Como con el telar, la vida nos pone en situaciones de buscar las puntas de los ovillos, acomodar las hebras, tensar la urdimbre. En Córdoba estaban mis tíos y mis primos, a quienes la represión los había llevado a radicarse clandestinamente. Me sentí siempre muy acompañada y contenida por ellos, éramos una familia con formas italianas y nos extrañábamos mucho. Nos dolían las pérdidas de nuestra nona y de Elsa, nuestra tía que permaneció desaparecida hasta 2016. Fueron tiempos de reconstrucción. La libertad nos permitió rearmarnos, disfrutarnos en almuerzos y charlas interminables, acompañándonos en ésta y otras partes de nuestras historias personales.
La cárcel había interrumpido mi proceso natural de subjetivación y volver a ubicarme en el lugar de hija fue difícil ya que se anteponía una fuerte necesidad de cuidar a mi madre. Con el tiempo logré dar esos pasos que habían quedado pendientes. No era algo que pudiera hacer sola, ahora las palabras, el lenguaje, iban a proporcionar nuevos modos de entender esas complejas tramas. Animarme a transitar la experiencia de revisar el pasado para aprender a vivir más autónoma y más libre.
Deseaba estar cerca de mi madre y de mis hermanos. Me gustaba el clima juvenil de las guitarreadas, la música era el idioma y el aire en la casa. Vine junto a mis hijes a Santa Fe para pasar la Navidad del ’88 y no nos fuimos más. “La Mila llegó de Córdoba con un telar y cuatro hijos”, decía mi madre.
Continué con la producción de verano: vestidos y blusas con detalles en telar. Junto a mi madre y mis hermanos pensamos propuestas que nos integraran, fuimos construyendo un micro emprendimiento familiar con una marca que lo identificaba: Hebras rupestres. Esto nos permitió participar de ferias, muestras y exposiciones provinciales, nacionales y algunas fuera del país.
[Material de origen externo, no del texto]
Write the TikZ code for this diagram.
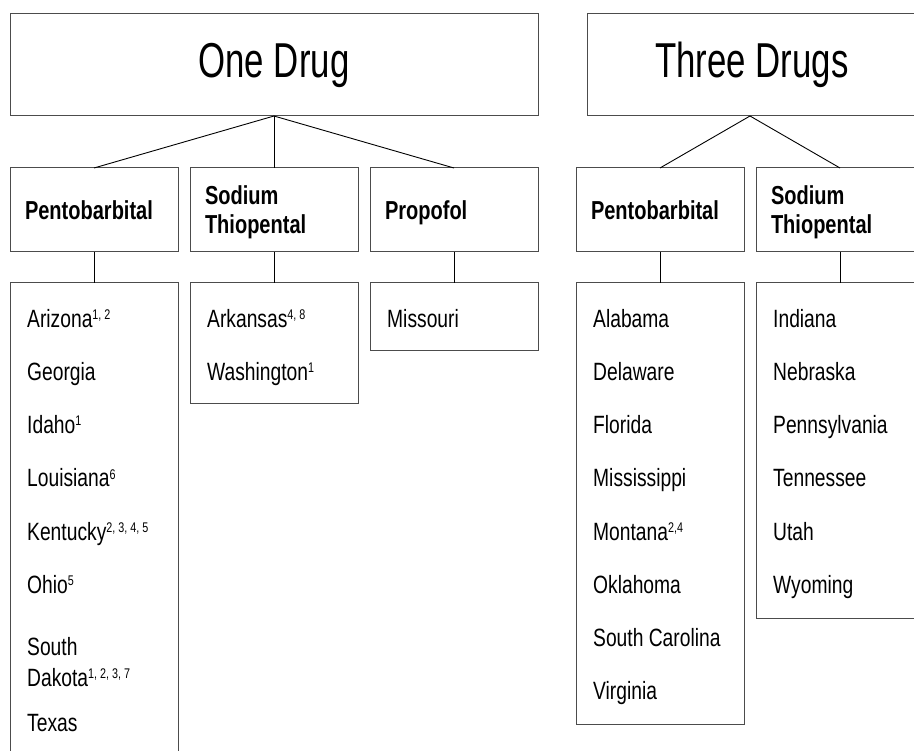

El trabajo era exigente, tejía muchas horas diarias. La calidad y las terminaciones de los tejidos iban mejorando, con diseños autóctonos y materiales suaves y delicados adecuados al uso. La producción era cada vez más variada: incluía prendas de vestir, accesorios personales y de decoración para el hogar. Mi madre, que tenía muy buen ojo, hacía el control de calidad.
Un tiempo después nacieron Inti y Clara. Nuevamente surgió la necesidad de maternar, abrigar, encontrar luz, quedarme del lado de la vida. Las hebras y las palabras, los tejidos y la escritura nos constituyen sutilmente y nos sostienen en este entramado que es nuestra existencia.